Progression of DNA sequencing over the years

Nathnael Bekele

Although we can now use technology to quickly sequence entire genomes in a measure of a few weeks, DNA sequencing was originally a very time-consuming procedure. For example, it took 13 years to complete the Human Genome Project in 2003 and 3 billion dollars. The Human Genome Project was designed to sequence the first human reference genome (Fatima and Ebertz). Now, this would have taken “less than two weeks and at a cost of just around € 1,000” (Fatima and Ebertz)

The first breakthrough in DNA sequencing involved figuring out the structure of DNA. This was solved by James Watson, Francis Crick, and Rosalind Franklin in 1953 (Fatima and Ebertz). They found that DNA was found in a double helix structure made out of two standards interlinked with each other. DNA is made up of four chemical bases represented by the letters A, C, G, and T. “These bases combine in different three base combinations (such as ATG or TGG) to form amino acids which are the building blocks of proteins” (Sharman). Proteins are very important as they are used in the transportation of molecules and signals, enzymes, antibodies, and the making of structures (MedlinePlus). Knowing a DNA’s sequence can help understand the function of proteins it is used to form.

“In 1965, Robert Holley sequenced the first tRNA, for which he was awarded the Nobel Prize in 1986.” (Fatima and Ebertz). Transfer RNA (tRNA) is a smaller RNA molecule that is involved in protein synthesis (NHGRI). The tRNA is not as large as genomes or other RNA molecules so its sequencing was a step in understanding what sequencing methods are available.
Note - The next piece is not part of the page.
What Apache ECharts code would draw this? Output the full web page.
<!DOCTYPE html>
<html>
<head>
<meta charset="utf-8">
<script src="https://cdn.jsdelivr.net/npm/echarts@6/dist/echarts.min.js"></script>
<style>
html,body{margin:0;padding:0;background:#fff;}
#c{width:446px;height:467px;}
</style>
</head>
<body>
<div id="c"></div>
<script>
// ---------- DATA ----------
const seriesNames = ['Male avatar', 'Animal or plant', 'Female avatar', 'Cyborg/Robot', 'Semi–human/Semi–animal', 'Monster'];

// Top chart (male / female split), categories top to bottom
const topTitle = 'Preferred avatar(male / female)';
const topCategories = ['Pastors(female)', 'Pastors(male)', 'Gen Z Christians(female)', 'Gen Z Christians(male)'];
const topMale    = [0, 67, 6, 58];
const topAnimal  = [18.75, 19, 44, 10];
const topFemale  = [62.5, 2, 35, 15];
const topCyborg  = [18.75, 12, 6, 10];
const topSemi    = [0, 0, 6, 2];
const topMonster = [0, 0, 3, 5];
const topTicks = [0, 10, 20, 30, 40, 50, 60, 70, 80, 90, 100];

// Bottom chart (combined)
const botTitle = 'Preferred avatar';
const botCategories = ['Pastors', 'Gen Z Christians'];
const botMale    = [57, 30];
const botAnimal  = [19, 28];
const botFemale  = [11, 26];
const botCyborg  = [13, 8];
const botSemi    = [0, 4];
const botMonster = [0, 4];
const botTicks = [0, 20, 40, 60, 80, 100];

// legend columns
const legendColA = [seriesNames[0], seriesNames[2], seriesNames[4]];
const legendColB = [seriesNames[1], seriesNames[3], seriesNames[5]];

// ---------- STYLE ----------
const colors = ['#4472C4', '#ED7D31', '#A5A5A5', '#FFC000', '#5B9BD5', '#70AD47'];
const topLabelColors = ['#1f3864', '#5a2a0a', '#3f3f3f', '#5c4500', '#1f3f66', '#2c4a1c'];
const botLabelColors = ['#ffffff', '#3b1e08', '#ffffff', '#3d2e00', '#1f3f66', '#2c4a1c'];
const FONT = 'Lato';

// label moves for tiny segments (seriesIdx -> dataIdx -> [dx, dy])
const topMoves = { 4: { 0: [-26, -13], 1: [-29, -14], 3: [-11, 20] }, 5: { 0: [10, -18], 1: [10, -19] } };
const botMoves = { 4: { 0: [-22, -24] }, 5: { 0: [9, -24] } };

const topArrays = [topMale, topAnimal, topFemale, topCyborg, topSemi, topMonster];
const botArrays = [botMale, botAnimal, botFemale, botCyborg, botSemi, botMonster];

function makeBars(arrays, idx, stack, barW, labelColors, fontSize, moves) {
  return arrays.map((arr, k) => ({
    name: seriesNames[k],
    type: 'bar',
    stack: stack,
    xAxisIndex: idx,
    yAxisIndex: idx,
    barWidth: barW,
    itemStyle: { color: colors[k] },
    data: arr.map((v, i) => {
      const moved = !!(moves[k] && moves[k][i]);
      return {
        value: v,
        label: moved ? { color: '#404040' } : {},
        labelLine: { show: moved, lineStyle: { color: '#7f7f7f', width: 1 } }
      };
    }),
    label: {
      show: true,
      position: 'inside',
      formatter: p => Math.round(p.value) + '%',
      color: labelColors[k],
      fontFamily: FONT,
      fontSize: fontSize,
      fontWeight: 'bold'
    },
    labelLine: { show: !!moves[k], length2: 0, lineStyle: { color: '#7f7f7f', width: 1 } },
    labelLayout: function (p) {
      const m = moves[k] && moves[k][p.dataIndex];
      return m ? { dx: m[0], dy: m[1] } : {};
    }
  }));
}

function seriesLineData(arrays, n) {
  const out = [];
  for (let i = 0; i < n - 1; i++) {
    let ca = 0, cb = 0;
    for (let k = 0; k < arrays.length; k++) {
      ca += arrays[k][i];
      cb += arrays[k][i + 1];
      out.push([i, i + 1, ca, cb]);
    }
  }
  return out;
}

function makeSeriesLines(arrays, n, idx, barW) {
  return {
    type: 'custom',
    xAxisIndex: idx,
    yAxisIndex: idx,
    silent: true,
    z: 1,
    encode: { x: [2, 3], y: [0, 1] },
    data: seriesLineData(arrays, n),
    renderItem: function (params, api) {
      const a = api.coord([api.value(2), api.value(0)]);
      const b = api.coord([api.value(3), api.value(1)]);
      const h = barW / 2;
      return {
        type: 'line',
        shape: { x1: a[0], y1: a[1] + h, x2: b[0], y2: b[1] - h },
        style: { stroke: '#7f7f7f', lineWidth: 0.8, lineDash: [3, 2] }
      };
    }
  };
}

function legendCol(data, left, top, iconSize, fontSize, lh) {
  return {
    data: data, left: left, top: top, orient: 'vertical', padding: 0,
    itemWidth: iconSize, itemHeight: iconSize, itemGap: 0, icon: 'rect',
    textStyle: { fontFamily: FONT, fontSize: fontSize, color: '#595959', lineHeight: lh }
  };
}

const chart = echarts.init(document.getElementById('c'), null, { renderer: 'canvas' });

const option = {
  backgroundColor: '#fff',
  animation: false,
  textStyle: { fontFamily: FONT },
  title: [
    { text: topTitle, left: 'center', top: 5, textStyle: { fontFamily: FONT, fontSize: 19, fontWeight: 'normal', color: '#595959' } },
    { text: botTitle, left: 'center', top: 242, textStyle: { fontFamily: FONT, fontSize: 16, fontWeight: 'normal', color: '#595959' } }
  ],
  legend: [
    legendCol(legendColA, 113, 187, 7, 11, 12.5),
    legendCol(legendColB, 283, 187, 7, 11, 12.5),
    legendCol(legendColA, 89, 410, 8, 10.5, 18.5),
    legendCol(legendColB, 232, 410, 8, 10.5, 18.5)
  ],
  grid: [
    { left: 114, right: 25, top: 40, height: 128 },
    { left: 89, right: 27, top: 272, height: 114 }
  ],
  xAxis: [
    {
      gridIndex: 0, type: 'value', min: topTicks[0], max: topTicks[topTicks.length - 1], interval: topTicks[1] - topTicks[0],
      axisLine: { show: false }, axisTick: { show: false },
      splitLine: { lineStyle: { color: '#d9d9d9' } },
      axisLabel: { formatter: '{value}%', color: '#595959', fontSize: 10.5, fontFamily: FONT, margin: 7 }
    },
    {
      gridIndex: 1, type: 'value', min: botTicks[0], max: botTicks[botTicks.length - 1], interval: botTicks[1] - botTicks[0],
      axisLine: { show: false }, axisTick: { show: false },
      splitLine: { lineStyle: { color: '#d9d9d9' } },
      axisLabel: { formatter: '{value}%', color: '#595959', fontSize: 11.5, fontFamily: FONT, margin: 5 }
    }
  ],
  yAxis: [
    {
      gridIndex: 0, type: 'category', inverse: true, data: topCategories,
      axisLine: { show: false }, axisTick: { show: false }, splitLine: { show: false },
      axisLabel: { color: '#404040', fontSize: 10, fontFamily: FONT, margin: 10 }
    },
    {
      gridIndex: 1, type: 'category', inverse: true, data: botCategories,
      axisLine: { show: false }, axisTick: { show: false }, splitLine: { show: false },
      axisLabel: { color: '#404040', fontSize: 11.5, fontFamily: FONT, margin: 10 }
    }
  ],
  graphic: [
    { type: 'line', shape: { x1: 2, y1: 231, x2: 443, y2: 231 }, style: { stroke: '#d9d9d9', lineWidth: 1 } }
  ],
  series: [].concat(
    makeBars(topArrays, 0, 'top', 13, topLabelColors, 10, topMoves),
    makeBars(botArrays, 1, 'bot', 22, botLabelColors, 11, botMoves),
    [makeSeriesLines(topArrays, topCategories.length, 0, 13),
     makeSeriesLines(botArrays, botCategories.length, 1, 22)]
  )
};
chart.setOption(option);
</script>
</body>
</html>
The sanger method used “radiolabelled partial-digestion fragments” called terminators (Sharman) in order to find out the bases and the sequence of bases in a genome (Heather and Chain). This method basically used defective bases which would attach to the bases of the DNA and terminate the process of base pairing. Each base has its own radioactive label. So when the reaction has stopped, we are able to know the sequence of the genome by looking at the sequence of the different radioactive labels. This way Sanger was able to sequence the genome of “bacteriophage PhiX174 (virus that infects E. coli)” (Fatima and Ebertz).
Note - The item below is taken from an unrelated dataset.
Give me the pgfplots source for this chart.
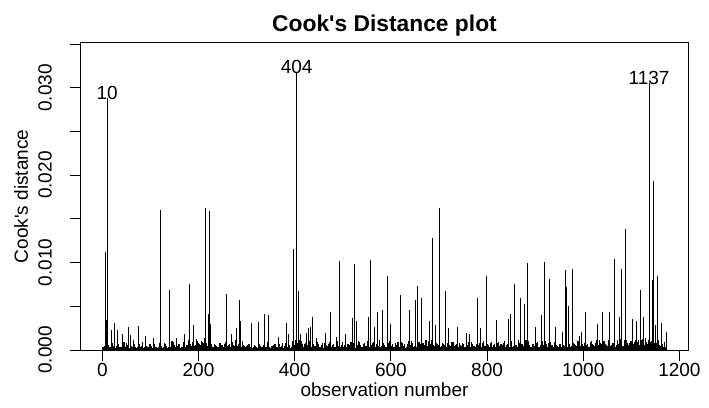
\documentclass[border=0pt]{standalone}
\usepackage{pgfplots}
\pgfplotsset{compat=1.18}
\usepackage{fontspec}
\setmainfont{Liberation Sans}
\newcommand{\lab}{\fontsize{19}{22}\selectfont}
\begin{document}
\begin{tikzpicture}[x=1pt,y=1pt]
\path[use as bounding box] (-80.7,-57) rectangle (628.3,350);
\begin{axis}[at={(0,0)}, anchor=south west, scale only axis,
  width=607.6pt, height=307.3pt,
  xmin=-45, xmax=1218.5, ymin=0, ymax=0.03516,
  tick pos=left, tick align=outside, major tick length=10.5pt,
  scaled y ticks=false, scaled x ticks=false,
  xtick={0,200,400,600,800,1000,1200},
  xticklabels={0,200,400,600,800,1000,1200},
  ytick={0,0.005,0.01,0.015,0.02,0.025,0.03,0.035},
  yticklabels={0.000,,0.010,,0.020,,0.030,},
  tick label style={font=\lab, inner sep=0pt},
  xticklabel style={anchor=base},
  yticklabel style={rotate=90, anchor=base},
  xticklabel shift=15.5pt, yticklabel shift=18.5pt,
  axis line style={line width=0.9pt, black},
  tick style={line width=0.9pt, black},
]
% dense low-level background (Cook's distance of ordinary observations)
\addplot[ycomb, black, line width=1.2pt, mark=none] table[row sep=\\] {
x y\\
1 0.0003\\5 0.0005\\9 0.0002\\13 0.0006\\17 0.0004\\21 0.0008\\25 0.0003\\29 0.0005\\33 0.0007\\37 0.0002\\41 0.0004\\45 0.0009\\49 0.0003\\53 0.0006\\57 0.0002\\61 0.0005\\65 0.0011\\69 0.0004\\73 0.0003\\77 0.0007\\81 0.0005\\85 0.0002\\89 0.0006\\93 0.0004\\97 0.0003\\
101 0.0005\\105 0.0002\\109 0.0007\\113 0.0004\\117 0.0003\\121 0.0006\\125 0.0002\\129 0.0008\\133 0.0005\\137 0.0003\\141 0.0004\\145 0.0010\\149 0.0006\\153 0.0002\\157 0.0005\\161 0.0007\\165 0.0003\\169 0.0009\\173 0.0004\\177 0.0006\\181 0.0012\\185 0.0005\\189 0.0008\\193 0.0006\\197 0.0010\\
201 0.0007\\205 0.0005\\209 0.0009\\213 0.0014\\217 0.0008\\221 0.0006\\225 0.0011\\229 0.0004\\233 0.0007\\237 0.0005\\241 0.0003\\245 0.0008\\249 0.0006\\253 0.0004\\257 0.0009\\261 0.0005\\265 0.0007\\269 0.0003\\273 0.0006\\277 0.0012\\281 0.0005\\285 0.0008\\289 0.0004\\293 0.0006\\297 0.0003\\
301 0.0005\\305 0.0007\\309 0.0004\\313 0.0002\\317 0.0006\\321 0.0003\\325 0.0008\\329 0.0005\\333 0.0004\\337 0.0007\\341 0.0003\\345 0.0009\\349 0.0002\\353 0.0005\\357 0.0006\\361 0.0004\\365 0.0003\\369 0.0007\\373 0.0005\\377 0.0002\\381 0.0008\\385 0.0004\\389 0.0006\\393 0.0003\\397 0.0009\\
401 0.0012\\405 0.0008\\409 0.0006\\413 0.0010\\417 0.0005\\421 0.0007\\425 0.0009\\429 0.0004\\433 0.0006\\437 0.0011\\441 0.0005\\445 0.0003\\449 0.0007\\453 0.0004\\457 0.0008\\461 0.0002\\465 0.0006\\469 0.0005\\473 0.0009\\477 0.0003\\481 0.0007\\485 0.0004\\489 0.0010\\493 0.0005\\497 0.0006\\
501 0.0004\\505 0.0008\\509 0.0003\\513 0.0006\\517 0.0009\\521 0.0005\\525 0.0007\\529 0.0002\\533 0.0010\\537 0.0006\\541 0.0004\\545 0.0008\\549 0.0005\\553 0.0012\\557 0.0003\\561 0.0007\\565 0.0009\\569 0.0004\\573 0.0006\\577 0.0011\\581 0.0005\\585 0.0008\\589 0.0003\\593 0.0007\\597 0.0010\\
601 0.0005\\605 0.0004\\609 0.0008\\613 0.0006\\617 0.0003\\621 0.0009\\625 0.0005\\629 0.0007\\633 0.0004\\637 0.0010\\641 0.0006\\645 0.0008\\649 0.0005\\653 0.0003\\657 0.0009\\661 0.0007\\665 0.0004\\669 0.0006\\673 0.0011\\677 0.0005\\681 0.0008\\685 0.0012\\689 0.0006\\693 0.0009\\697 0.0007\\
701 0.0010\\705 0.0005\\709 0.0007\\713 0.0004\\717 0.0008\\721 0.0006\\725 0.0003\\729 0.0009\\733 0.0005\\737 0.0007\\741 0.0004\\745 0.0006\\749 0.0008\\753 0.0003\\757 0.0005\\761 0.0009\\765 0.0004\\769 0.0007\\773 0.0005\\777 0.0003\\781 0.0006\\785 0.0008\\789 0.0004\\793 0.0010\\797 0.0005\\
801 0.0007\\805 0.0004\\809 0.0009\\813 0.0006\\817 0.0003\\821 0.0008\\825 0.0005\\829 0.0007\\833 0.0004\\837 0.0010\\841 0.0006\\845 0.0005\\849 0.0008\\853 0.0003\\857 0.0009\\861 0.0006\\865 0.0011\\869 0.0004\\873 0.0007\\877 0.0005\\881 0.0012\\885 0.0008\\889 0.0006\\893 0.0004\\897 0.0007\\
901 0.0005\\905 0.0009\\909 0.0003\\913 0.0007\\917 0.0006\\921 0.0010\\925 0.0004\\929 0.0008\\933 0.0005\\937 0.0003\\941 0.0009\\945 0.0006\\949 0.0004\\953 0.0007\\957 0.0011\\961 0.0005\\965 0.0008\\969 0.0006\\973 0.0004\\977 0.0009\\981 0.0007\\985 0.0005\\989 0.0010\\993 0.0006\\997 0.0008\\
1001 0.0005\\1005 0.0009\\1009 0.0007\\1013 0.0004\\1017 0.0010\\1021 0.0006\\1025 0.0008\\1029 0.0005\\1033 0.0011\\1037 0.0007\\1041 0.0004\\1045 0.0009\\1049 0.0006\\1053 0.0012\\1057 0.0005\\1061 0.0008\\1065 0.0010\\1069 0.0006\\1073 0.0007\\1077 0.0013\\1081 0.0005\\1085 0.0009\\1089 0.0011\\1093 0.0006\\1097 0.0008\\
1101 0.0010\\1105 0.0007\\1109 0.0012\\1113 0.0009\\1117 0.0006\\1121 0.0011\\1125 0.0008\\1129 0.0014\\1133 0.0007\\1137 0.0010\\1141 0.0009\\1145 0.0012\\1149 0.0006\\1153 0.0008\\1157 0.0011\\1161 0.0005\\1165 0.0007\\1169 0.0009\\
};
\addplot[ycomb, black, line width=1.2pt, mark=none] table[row sep=\\] {
x y\\
3 0.0004\\7 0.0002\\11 0.0006\\15 0.0003\\19 0.0009\\23 0.0005\\27 0.0002\\31 0.0007\\35 0.0004\\39 0.0003\\43 0.0006\\47 0.0002\\51 0.0008\\55 0.0004\\59 0.0005\\63 0.0003\\67 0.0007\\71 0.0002\\75 0.0006\\79 0.0004\\83 0.0009\\87 0.0003\\91 0.0005\\95 0.0002\\99 0.0007\\
103 0.0003\\107 0.0006\\111 0.0004\\115 0.0002\\119 0.0008\\123 0.0005\\127 0.0003\\131 0.0007\\135 0.0002\\139 0.0006\\143 0.0004\\147 0.0009\\151 0.0003\\155 0.0005\\159 0.0007\\163 0.0002\\167 0.0004\\171 0.0008\\175 0.0006\\179 0.0011\\183 0.0007\\187 0.0009\\191 0.0005\\195 0.0013\\199 0.0008\\
203 0.0006\\207 0.0010\\211 0.0008\\215 0.0012\\219 0.0005\\223 0.0009\\227 0.0007\\231 0.0004\\235 0.0006\\239 0.0003\\243 0.0008\\247 0.0005\\251 0.0002\\255 0.0007\\259 0.0004\\263 0.0006\\267 0.0003\\271 0.0009\\275 0.0005\\279 0.0004\\283 0.0007\\287 0.0003\\291 0.0010\\295 0.0005\\299 0.0004\\
303 0.0006\\307 0.0003\\311 0.0008\\315 0.0004\\319 0.0005\\323 0.0002\\327 0.0007\\331 0.0003\\335 0.0006\\339 0.0004\\343 0.0009\\347 0.0003\\351 0.0005\\355 0.0002\\359 0.0007\\363 0.0004\\367 0.0006\\371 0.0003\\375 0.0008\\379 0.0005\\383 0.0004\\387 0.0007\\391 0.0002\\395 0.0010\\399 0.0006\\
403 0.0009\\407 0.0005\\411 0.0011\\415 0.0007\\419 0.0004\\423 0.0008\\427 0.0006\\431 0.0010\\435 0.0003\\439 0.0007\\443 0.0005\\447 0.0009\\451 0.0004\\455 0.0006\\459 0.0002\\463 0.0008\\467 0.0005\\471 0.0007\\475 0.0003\\479 0.0006\\483 0.0004\\487 0.0008\\491 0.0005\\495 0.0003\\499 0.0009\\
503 0.0006\\507 0.0003\\511 0.0007\\515 0.0005\\519 0.0004\\523 0.0008\\527 0.0002\\531 0.0006\\535 0.0009\\539 0.0004\\543 0.0007\\547 0.0005\\551 0.0010\\555 0.0003\\559 0.0006\\563 0.0008\\567 0.0004\\571 0.0007\\575 0.0005\\579 0.0003\\583 0.0009\\587 0.0006\\591 0.0004\\595 0.0008\\599 0.0005\\
603 0.0007\\607 0.0003\\611 0.0006\\615 0.0009\\619 0.0004\\623 0.0008\\627 0.0005\\631 0.0002\\635 0.0007\\639 0.0006\\643 0.0010\\647 0.0004\\651 0.0007\\655 0.0003\\659 0.0009\\663 0.0005\\667 0.0008\\671 0.0006\\675 0.0004\\679 0.0010\\683 0.0007\\687 0.0009\\691 0.0005\\695 0.0008\\699 0.0006\\
703 0.0004\\707 0.0008\\711 0.0006\\715 0.0003\\719 0.0007\\723 0.0005\\727 0.0009\\731 0.0004\\735 0.0006\\739 0.0002\\743 0.0008\\747 0.0005\\751 0.0007\\755 0.0003\\759 0.0006\\763 0.0004\\767 0.0009\\771 0.0005\\775 0.0003\\779 0.0007\\783 0.0004\\787 0.0006\\791 0.0008\\795 0.0005\\799 0.0003\\
803 0.0006\\807 0.0008\\811 0.0004\\815 0.0007\\819 0.0005\\823 0.0009\\827 0.0003\\831 0.0006\\835 0.0008\\839 0.0004\\843 0.0007\\847 0.0003\\851 0.0010\\855 0.0005\\859 0.0006\\863 0.0004\\867 0.0008\\871 0.0007\\875 0.0005\\879 0.0009\\883 0.0006\\887 0.0010\\891 0.0004\\895 0.0007\\899 0.0005\\
903 0.0008\\907 0.0004\\911 0.0006\\915 0.0010\\919 0.0005\\923 0.0007\\927 0.0003\\931 0.0009\\935 0.0006\\939 0.0004\\943 0.0008\\947 0.0005\\951 0.0007\\955 0.0003\\959 0.0006\\963 0.0009\\967 0.0004\\971 0.0007\\975 0.0005\\979 0.0008\\983 0.0006\\987 0.0004\\991 0.0009\\995 0.0005\\999 0.0007\\
1003 0.0008\\1007 0.0006\\1011 0.0004\\1015 0.0009\\1019 0.0007\\1023 0.0005\\1027 0.0011\\1031 0.0006\\1035 0.0008\\1039 0.0004\\1043 0.0010\\1047 0.0007\\1051 0.0005\\1055 0.0009\\1059 0.0006\\1063 0.0008\\1067 0.0004\\1071 0.0011\\1075 0.0007\\1079 0.0009\\1083 0.0005\\1087 0.0012\\1091 0.0008\\1095 0.0006\\1099 0.0010\\
1103 0.0007\\1107 0.0009\\1111 0.0005\\1115 0.0011\\1119 0.0008\\1123 0.0013\\1127 0.0006\\1131 0.0009\\1135 0.0011\\1139 0.0007\\1143 0.0010\\1147 0.0008\\1151 0.0005\\1155 0.0009\\1159 0.0006\\1163 0.0008\\1167 0.0004\\1171 0.0003\\
};
% individual spikes
\addplot[ycomb, black, line width=0.8pt, mark=none] table[row sep=\\] {
x y\\
6 0.0112\\8 0.0034\\10 0.0288\\18 0.0023\\26 0.0031\\31 0.0023\\42 0.0018\\55 0.0026\\58 0.0017\\74 0.0027\\89 0.0016\\107 0.0014\\
121 0.0160\\139 0.0069\\155 0.0014\\171 0.0018\\180 0.0056\\181 0.0076\\190 0.0029\\215 0.0163\\220 0.0041\\222 0.0159\\225 0.0030\\
257 0.0064\\268 0.0018\\278 0.0025\\286 0.0057\\287 0.0033\\311 0.0031\\325 0.0032\\338 0.0041\\346 0.0040\\367 0.0015\\382 0.0031\\387 0.0018\\
398 0.0115\\404 0.0318\\408 0.0068\\412 0.0018\\424 0.0019\\428 0.0025\\432 0.0026\\437 0.0038\\446 0.0014\\463 0.0019\\475 0.0043\\487 0.0015\\
492 0.0102\\505 0.0018\\519 0.0037\\525 0.0098\\529 0.0033\\554 0.0038\\557 0.0103\\566 0.0026\\573 0.0044\\583 0.0046\\593 0.0085\\600 0.0030\\
620 0.0063\\638 0.0046\\652 0.0057\\655 0.0073\\663 0.0060\\681 0.0033\\686 0.0128\\692 0.0029\\700 0.0163\\713 0.0067\\720 0.0025\\738 0.0026\\
758 0.0020\\763 0.0018\\780 0.0059\\787 0.0025\\799 0.0085\\820 0.0034\\845 0.0036\\849 0.0041\\857 0.0076\\870 0.0059\\877 0.0053\\884 0.0100\\
900 0.0026\\914 0.0040\\920 0.0101\\929 0.0081\\943 0.0026\\956 0.0021\\963 0.0092\\966 0.0072\\969 0.0050\\977 0.0093\\991 0.0016\\997 0.0021\\
1005 0.0043\\1030 0.0030\\1040 0.0043\\1055 0.0043\\1065 0.0104\\1075 0.0038\\1080 0.0093\\1087 0.0064\\1088 0.0138\\1103 0.0036\\1110 0.0033\\
1118 0.0069\\1125 0.0038\\1137 0.0306\\1144 0.0080\\1146 0.0193\\1150 0.0029\\1155 0.0085\\1163 0.0031\\1172 0.0021\\
};
\node[anchor=base, inner sep=0pt, font=\lab, yshift=-1.6pt] at (axis cs:10,0.0288) {10};
\node[anchor=base, inner sep=0pt, font=\lab, yshift=-1.6pt] at (axis cs:404,0.0318) {404};
\node[anchor=base, inner sep=0pt, font=\lab, yshift=-1.6pt] at (axis cs:1137,0.0306) {1137};
\end{axis}
\node[anchor=base, inner sep=0pt, font=\bfseries\fontsize{22.8}{26}\selectfont] at (303.8,318.3) {Cook\textquotesingle s Distance plot};
\node[anchor=base, inner sep=0pt, font=\lab] at (303.8,-46.7) {observation number};
\node[anchor=base, inner sep=0pt, rotate=90, font=\lab] at (-52.7,153.65) {Cook\textquotesingle s distance};
\end{tikzpicture}
\end{document}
An improvement to the Sanger method was shotgun sequencing. In the sanger method, all of the genome is studied at once. So, it takes a while for defective radiolabelled bases to pair with all the bases of the genome at hand. Shotgun sequencing first breaks apart the genome and then sequences each segment individually. This way many segments can be sequenced in parallel at the same time still using the Sanger method. This gives multiple sequences called reads (Sharman). “Computer programs then use the overlapping ends of different reads to assemble them into a continuous sequence” (Sharman). This speeds up the Sanger sequencing drastically.

Later on, this method was made even more efficient by using dyes instead of radiolabels for the terminators (Sharman). Originally the Sagner method read the resulting sequence by looking at the different radioactivities of the terminator bases. This is time-consuming as developing the images of these radioactive substances takes a while. However, by instead using different color dyes to label the bases, the sequence of the bases can easily be read.

Nowadays, there are more complex procedures that are used in order to sequence DNA. Furthermore, the process is automated almost entirely. Thus, scientists are able to sequence many genomes in a short amount of time. This is very helpful. As mentioned in previous blogs, comparing differences in gene expression and repression can be insightful in understanding the causes of diseases, and understanding how different proteins are formed.

Sources

Ebertz, Andreas, and Tamseel Fatima. “A Journey through the History of DNA Sequencing.” The DNA Universe BLOG, the-dna-universe.com/2020/11/02/a-journey-through-the-history-of-dna-sequencing/.

Heather, James M, and Benjamin Chain. “The Sequence of Sequencers: The History of Sequencing DNA.” Genomics, Academic Press, Jan. 2016, www.ncbi.nlm.nih.gov/pmc/articles/PMC4727787/.

Sharman, Sarah. “The Evolution of DNA Sequencing Technology.” HudsonAlpha Institute for Biotechnology, www.hudsonalpha.org/evolution-of-dna-sequencing-part-1/#:~:text=Around%201977%2C%20two%20groups%20independently,generation%20of%20DNA%20sequencing%20technology.

“Transfer RNA (Trna).” Genome.gov, www.genome.gov/genetics-glossary/Transfer-RNA#:~:text=Transfer%20RNA%20(abbreviated%20tRNA)%20is,that%20make%20up%20a%20protein.

“What Are Proteins and What Do They Do?: Medlineplus Genetics.” MedlinePlus, U.S. National Library of Medicine, medlineplus.gov/genetics/understanding/howgeneswork/protein/.